Rob Lavinsky, iRocks.com – CC-BY-SA-3.0, CC BY-SA 3.0 <https://creativecommons.org/licenses/by-sa/3.0>, via Wikimedia Commons

Rob Lavinsky, iRocks.com – CC-BY-SA-3.0, CC BY-SA 3.0 <https://creativecommons.org/licenses/by-sa/3.0>, via Wikimedia Commons

A collaboration between CQSL and the University of Zurich has studied the elusive properties of quantum magnets on the Pyrochlore Lattice. The work, now published in Physical Review X, is based on extensive numerical simulations relying on novel ways to represent complex quantum wave functions, including deep convolutional neural networks.

Quantum magnets are materials in which spins arranged in a crystal lattice interact with each other. At low temperature, these spins often assume some type of order, such as collinear ferromagnetic ordering. However, materials known as quantum spin liquids avoid such ordering even down to the lowest temperatures, retaining their quantum fluctuations. Such materials are highly sought after because of their potential applications in quantum computing. Promising candidates include materials in which the atoms are arranged in a so-called “pyrochlore lattice,” a 3D network of corner-sharing tetrahedra. Its most frustrated Heisenberg regime, where spins interact with only their nearest neighbors in a “very quantum” way, has been inaccessible to theoretical study to date, and whether this model can host a quantum spin liquid is not yet settled. The work by CQSL and University of Zurich, contrary to many expectations, gives a negative answer.

An important aspect of this research is that the conclusions are reached thanks to extensive numerical simulations based on novel ways to represent the complex quantum wave functions including deep convolutional neural networks. The neural-network based approaches are those developed at CQSL, and are publicly available through the NetKet open-source project. Overall, this combination of numerical techniques has allowed to simulate previously inaccessible system sizes and find an ordered ground state in which spins bond pairwise into dimers (local crystals) rather than forming a liquid.

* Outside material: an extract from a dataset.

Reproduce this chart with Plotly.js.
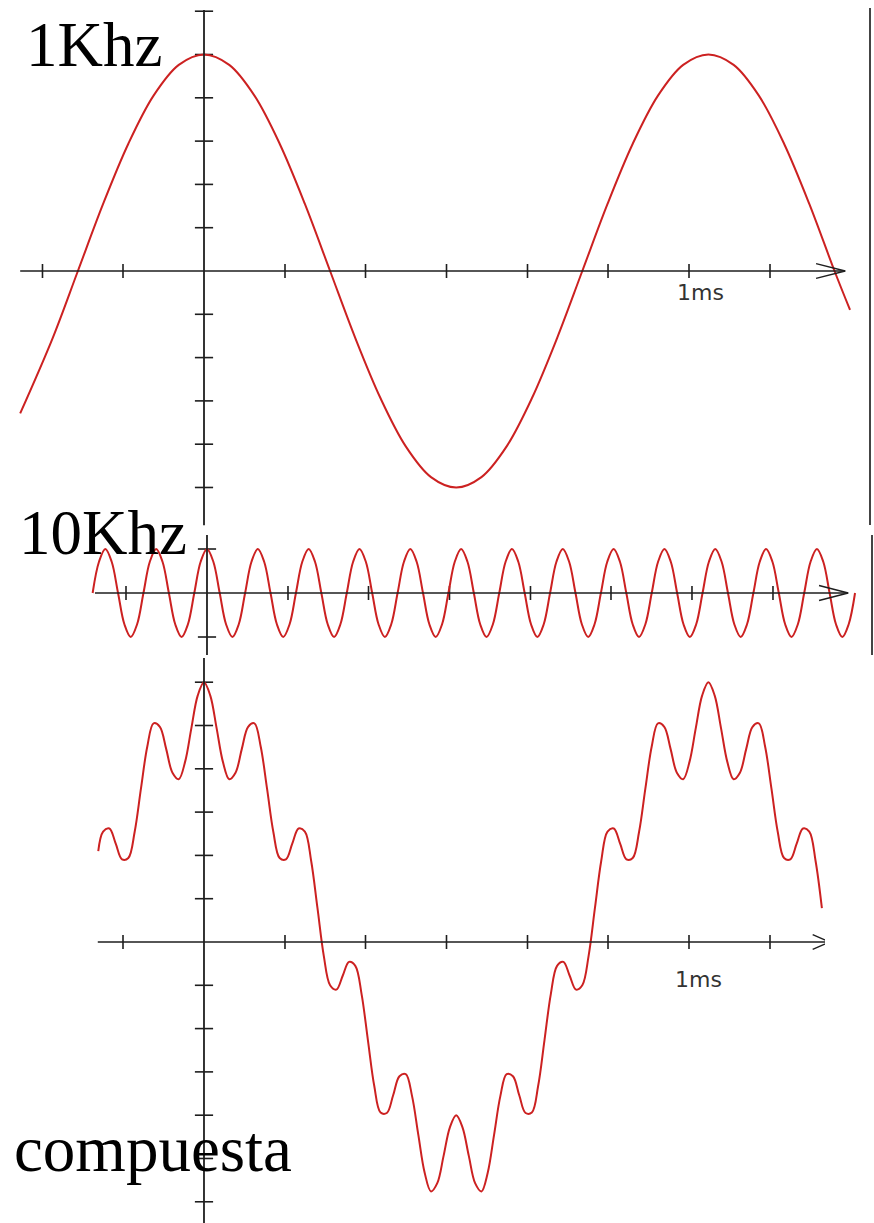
<!DOCTYPE html>
<html><head><meta charset="utf-8">
<script src="https://cdn.plot.ly/plotly-3.0.1.min.js"></script>
<style>html,body{margin:0;padding:0;background:#fff;}#chart{width:874px;height:1223px;}</style>
</head><body><div id="chart"></div>
<script>
// ---- data (time in ms, amplitude in tick divisions) ----
const t1k = [-0.379,-0.312,-0.260,-0.208,-0.156,-0.104,-0.052,0,0.052,0.104,0.156,0.208,0.260,0.312,0.364,0.416,0.468,0.520,0.572,0.624,0.676,0.728,0.780,0.832,0.884,0.936,0.988,1.040,1.092,1.144,1.196,1.248,1.300,1.332];
const v1k = [-3.29,-1.55,0,1.55,2.94,4.05,4.76,5,4.76,4.05,2.94,1.55,0,-1.55,-2.94,-4.05,-4.76,-5,-4.76,-4.05,-2.94,-1.55,0,1.55,2.94,4.05,4.76,5,4.76,4.05,2.94,1.55,0,-0.9];

const t10k = [-0.2358,-0.2227,-0.2096,-0.1965,-0.1834,-0.1703,-0.1572,-0.1441,-0.1310,-0.1179,-0.1048,-0.0917,-0.0786,-0.0655,-0.0524,-0.0393,-0.0262,-0.0131,0,
0.0131,0.0262,0.0393,0.0524,0.0655,0.0786,0.0917,0.1048,0.1179,0.1310,0.1441,0.1572,0.1703,0.1834,0.1965,0.2096,0.2227,0.2358,0.2489,0.2620,
0.2751,0.2882,0.3013,0.3144,0.3275,0.3406,0.3537,0.3668,0.3799,0.3930,0.4061,0.4192,0.4323,0.4454,0.4585,0.4716,0.4847,0.4978,0.5109,0.5240,
0.5371,0.5502,0.5633,0.5764,0.5895,0.6026,0.6157,0.6288,0.6419,0.6550,0.6681,0.6812,0.6943,0.7074,0.7205,0.7336,0.7467,0.7598,0.7729,0.7860,
0.7991,0.8122,0.8253,0.8384,0.8515,0.8646,0.8777,0.8908,0.9039,0.9170,0.9301,0.9432,0.9563,0.9694,0.9825,0.9956,1.0087,1.0218,1.0349,1.0480,
1.0611,1.0742,1.0873,1.1004,1.1135,1.1266,1.1397,1.1528,1.1659,1.1790,1.1921,1.2052,1.2183,1.2314,1.2445,1.2576,1.2707,1.2838,1.2969,1.3100,
1.3231,1.3362];
const v10k = [0,
0.71,1,0.71,0,-0.71,-1,-0.71,0, 0.71,1,0.71,0,-0.71,-1,-0.71,0, 0.71,1,0.71,0,-0.71,-1,-0.71,0,
0.71,1,0.71,0,-0.71,-1,-0.71,0, 0.71,1,0.71,0,-0.71,-1,-0.71,0, 0.71,1,0.71,0,-0.71,-1,-0.71,0,
0.71,1,0.71,0,-0.71,-1,-0.71,0, 0.71,1,0.71,0,-0.71,-1,-0.71,0, 0.71,1,0.71,0,-0.71,-1,-0.71,0,
0.71,1,0.71,0,-0.71,-1,-0.71,0, 0.71,1,0.71,0,-0.71,-1,-0.71,0, 0.71,1,0.71,0,-0.71,-1,-0.71,0,
0.71,1,0.71,0,-0.71,-1,-0.71,0, 0.71,1,0.71,0,-0.71,-1,-0.71,0, 0.71,1,0.71,0,-0.71,-1,-0.71,0];

const tSum = [-0.218,-0.208,-0.195,-0.182,-0.169,-0.156,-0.143,-0.130,-0.117,-0.104,-0.091,-0.078,-0.065,-0.052,-0.039,-0.026,-0.013,0,
0.013,0.026,0.039,0.052,0.065,0.078,0.091,0.104,0.117,0.130,0.143,0.156,0.169,0.182,0.195,0.208,0.221,0.234,0.247,0.260,
0.273,0.286,0.299,0.312,0.325,0.338,0.351,0.364,0.377,0.390,0.403,0.416,0.429,0.442,0.455,0.468,0.481,0.494,0.507,0.520,
0.533,0.546,0.559,0.572,0.585,0.598,0.611,0.624,0.637,0.650,0.663,0.676,0.689,0.702,0.715,0.728,0.741,0.754,0.767,0.780,
0.793,0.806,0.819,0.832,0.845,0.858,0.871,0.884,0.897,0.910,0.923,0.936,0.949,0.962,0.975,0.988,1.001,1.014,1.027,1.040,
1.053,1.066,1.079,1.092,1.105,1.118,1.131,1.144,1.157,1.170,1.183,1.196,1.209,1.222,1.235,1.248,1.261,1.274];
const vSum = [2.1,2.55,2.62,2.27,1.91,1.94,2.54,3.54,4.51,5.05,4.97,4.46,3.91,3.76,4.16,4.94,5.69,6,
5.69,4.94,4.16,3.76,3.91,4.46,4.97,5.05,4.51,3.54,2.54,1.94,1.91,2.27,2.62,2.55,1.87,0.78,-0.32,-1,
-1.10,-0.78,-0.46,-0.55,-1.21,-2.27,-3.32,-3.94,-3.95,-3.54,-3.10,-3.05,-3.56,-4.46,-5.33,-5.76,-5.57,-4.94,-4.28,-4,
-4.28,-4.94,-5.57,-5.76,-5.33,-4.46,-3.56,-3.05,-3.10,-3.54,-3.95,-3.94,-3.32,-2.27,-1.21,-0.55,-0.46,-0.78,-1.10,-1,
-0.32,0.78,1.87,2.55,2.62,2.27,1.91,1.94,2.54,3.54,4.51,5.05,4.97,4.46,3.91,3.76,4.16,4.94,5.69,6,
5.69,4.94,4.16,3.76,3.91,4.46,4.97,5.05,4.51,3.54,2.54,1.94,1.91,2.27,2.62,2.55,1.87,0.78];

const xTicks = [-0.333,-0.167,0.167,0.333,0.5,0.667,0.833,1,1.167];
const yTicks1 = [-5,-4,-3,-2,-1,1,2,3,4,5,6];
const yTicks2 = [-1,1];
const yTicks3 = [-6,-5,-4,-3,-2,-1,1,2,3,4,5,6];
const panelTitles = ['1Khz','10Khz','compuesta'];
const unitLabel = '1ms';

// ---- styling / geometry ----
const WAVE = '#cc2121', AXIS = '#1e1e1e';
const panels = [
  {xa:'x',  ya:'y',  xExt:[-0.379,1.322], yExt:[-5.87,6.03], back:1.262, h:0.17, yTicks:yTicks1, xMin:-0.379},
  {xa:'x2', ya:'y2', xExt:[-0.231,1.322], yExt:[-1.41,1.32], back:1.262, h:0.17, yTicks:yTicks2, xMin:-0.231},
  {xa:'x3', ya:'y3', xExt:[-0.219,1.29],  yExt:[-6.49,6.56], back:1.255, h:0.17, yTicks:yTicks3, xMin:-0.219}
];

const traces = [];
const shapes = [];
panels.forEach(p => {
  shapes.push({type:'line', xref:p.xa, yref:p.ya, x0:p.xExt[0], x1:p.xExt[1], y0:0, y1:0, line:{color:AXIS, width:1.6}});
  shapes.push({type:'line', xref:p.xa, yref:p.ya, x0:0, x1:0, y0:p.yExt[0], y1:p.yExt[1], line:{color:AXIS, width:1.8}});
  shapes.push({type:'path', xref:p.xa, yref:p.ya,
    path:`M ${p.back},${p.h} L ${p.xExt[1]},0 L ${p.back},${-p.h}`, line:{color:AXIS, width:1.4}});
  const xt = xTicks.filter(v => v > p.xMin);
  traces.push({type:'scatter', mode:'markers', xaxis:p.xa, yaxis:p.ya, x:xt, y:xt.map(()=>0), hoverinfo:'skip',
    marker:{symbol:'line-ns', size:10, color:AXIS, line:{width:1.6, color:AXIS}}});
  traces.push({type:'scatter', mode:'markers', xaxis:p.xa, yaxis:p.ya, x:p.yTicks.map(()=>0), y:p.yTicks, hoverinfo:'skip',
    marker:{symbol:'line-ew', size:13, color:AXIS, line:{width:1.6, color:AXIS}}});
});

const waves = [[t1k,v1k,'x','y'],[t10k,v10k,'x2','y2'],[tSum,vSum,'x3','y3']];
waves.forEach(([x,y,xa,ya]) => traces.push({type:'scatter', mode:'lines', x, y, xaxis:xa, yaxis:ya,
  line:{color:WAVE, width:2, shape:'spline', smoothing:1}, hoverinfo:'skip'}));

// right-hand border strokes
shapes.push({type:'line', xref:'paper', yref:'paper', x0:870/874, x1:870/874, y0:1-8/1223, y1:1-525/1223, line:{color:'#444', width:2}});
shapes.push({type:'line', xref:'paper', yref:'paper', x0:872/874, x1:872/874, y0:1-535/1223, y1:1-655/1223, line:{color:'#444', width:2}});

const serifFam = '"Liberation Serif", "Times New Roman", serif';
const sans = {family:'"DejaVu Sans", Arial, sans-serif', size:22, color:'#333'};
const annotations = [
  {text:panelTitles[0], xref:'paper', yref:'paper', x:24/874, y:1-45/1223, xanchor:'left', yanchor:'middle', showarrow:false, font:{family:serifFam, size:63, color:'#000'}},
  {text:panelTitles[1], xref:'paper', yref:'paper', x:17/874, y:1-533/1223, xanchor:'left', yanchor:'middle', showarrow:false, font:{family:serifFam, size:63, color:'#000'}},
  {text:panelTitles[2], xref:'paper', yref:'paper', x:12/874, y:1-1149/1223, xanchor:'left', yanchor:'middle', showarrow:false, font:{family:serifFam, size:65, color:'#000'}},
  {text:unitLabel, xref:'x', yref:'y', x:1.023, y:-0.49, showarrow:false, font:sans},
  {text:unitLabel, xref:'x3', yref:'y3', x:1.019, y:-0.87, showarrow:false, font:sans}
];

const hidden = {visible:false, fixedrange:true, showgrid:false, zeroline:false};
const layout = {
  width:874, height:1223, margin:{l:0,r:0,t:0,b:0}, showlegend:false,
  paper_bgcolor:'#fff', plot_bgcolor:'rgba(0,0,0,0)',
  xaxis: Object.assign({domain:[0,1], range:[-0.4206,1.3814]}, hidden),
  yaxis: Object.assign({domain:[1-530/1223,1], range:[-5.982,6.259]}, hidden),
  xaxis2: Object.assign({domain:[0,1], range:[-0.4268,1.3753], anchor:'y2'}, hidden),
  yaxis2: Object.assign({domain:[1-658/1223,1-530/1223], range:[-1.477,1.432], anchor:'x2'}, hidden),
  xaxis3: Object.assign({domain:[0,825/874], range:[-0.4206,1.2804], anchor:'y3'}, hidden),
  yaxis3: Object.assign({domain:[0,1-658/1223], range:[-6.490,6.559], anchor:'x3'}, hidden),
  shapes, annotations
};
Plotly.newPlot('chart', traces, layout, {staticPlot:true, displayModeBar:false});
</script></body></html>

Beyond this concrete physical result, this work is the first application of neural network quantum states to solve 3D quantum many-body systems. Such systems are a frontier for numerical simulations, as previously existing techniques were better suited for lower dimensions. This work, on the contrary, showcases a novel way of obtaining high-quality solutions of quantum problems in three dimensions.

References

"Broken-Symmetry Ground States of the Heisenberg Model on the Pyrochlore Lattice" by Nikita Astrakhantsev, Tom Westerhout, Apoorv Tiwari, Kenny Choo, Ao Chen, Mark H. Fischer, Giuseppe Carleo, and Titus Neupert, Phys. Rev. X 11, 041021 (2021)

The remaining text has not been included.